FASTEN YOUR SEATBELTS
05/12/2014

The sugar market in NY had yet again another down week. March 2015 closed Friday at 15.14 cents per pound, accumulating a 42-point fall in the week, or about 9 dollars per ton. Every month traded up until 2017 closed at a 28-50 point low in the week, showing that the market mood is not only being influenced by short and long term, but also by a global environment which involves low economic growth, oil price melting and increasing concern over the rough paths the sugar market will have to take in the coming years.

 

The export physical market has weakened again this week with prices for immediate shipment trading at a 90-point discount, a little worse than last week’s 75 points.
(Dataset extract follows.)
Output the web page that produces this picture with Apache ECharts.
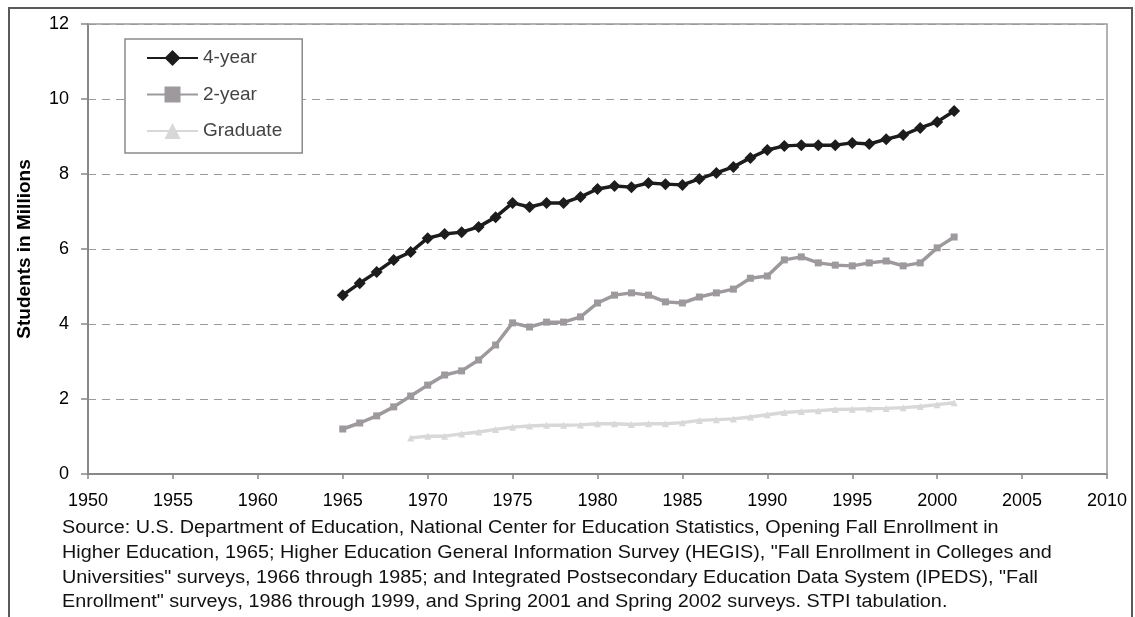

The spread for March 2015/May 2015 has widened a little more showing a 35-point discount with an included 14.6% carry, that is, the shorter maturity is given increasing discounts because no target markets can be found.

 

The major change factor for the sector which is eroding the supporting pillars and undermining the budget of the mills is the sharp drop of the oil price. Since last June, when oil hit the 110-dollar high a barrel, we have seen a steep drop reaching the recent 69.64 lows for Brent, or a huge 38% devaluation. Nevertheless, anhydrous and hydrous prices have been steadfast on the internal market because we are at the end of the crushing period and their profitability is still positive and greater than that of sugar.

 

The question is what will the next harvest be like if oil price keeps falling? We shouldn’t forget that present oil and gas price on foreign markets has greatly diminished the price distortion there was between foreign market and pump gas price. According to our calculations, today’s fair price would be R$3.0100 a liter, which is close to the market today. This way, it seems there is no room for increasing gas price or even for reintroducing CIDE. It gets even harder when our inflation rate is above the target set up by the government.

 

I don’t remember having seen in the sector a time when we found ourselves at such a crossroad with an avalanche of problems and negative endogenous and exogenous factors which makes the decision-making process really hard. The decrease in financial resources (credit) stemming from the suspicion that meeting obligations will be difficult is one of these factors.

 

2015 will be an extremely difficult year. It will be like flying a plane through a CB storm. It will take the pilots nerves of steel and increased and constant attention to the cockpit instruments, monitoring the hedge, looking for space between the dark clouds to be able to fly through the storm safely. That’s a hard task. It will be a year where risk management will have to come first – keep an eye on the screen and fixations for 2015/2016. The average value based on Friday’s closing and using the dollar traded via NDF reaches a little over R$1.010 per FOB ton, but bringing it up to present value by the Central Bank interest rates it is at R$935 per ton.

 

A great effort must be made so we won’t lose focus. Maybe there is some light at the end of the tunnel. We have talked about the absolute need for the sector to grow at least by 150 million tons over the next 5 years in order to meet the internal fuel demand only. This will hardly occur and should reflect positively on ethanol and sugar prices. Since fuel consumption has vigorously grown by 7% a year over the last 5 years, this fuel will have to come from somewhere, be it from corn ethanol or imported gas. The key factor is still up to the oil market. Many analysts understand that oil at as such a low level as it is now starts to cause a lack of investment for new drilling and production (the pre-salt is an example – it needs a market over US$70).

 

We are at a turning point, at a poker table, at an all-or-nothing situation which increases the insecurity dose and can lead us to extreme standpoints. Fasten your seatbelts in order to ride out this turbulence. We still have a long way to go before getting to our final destination.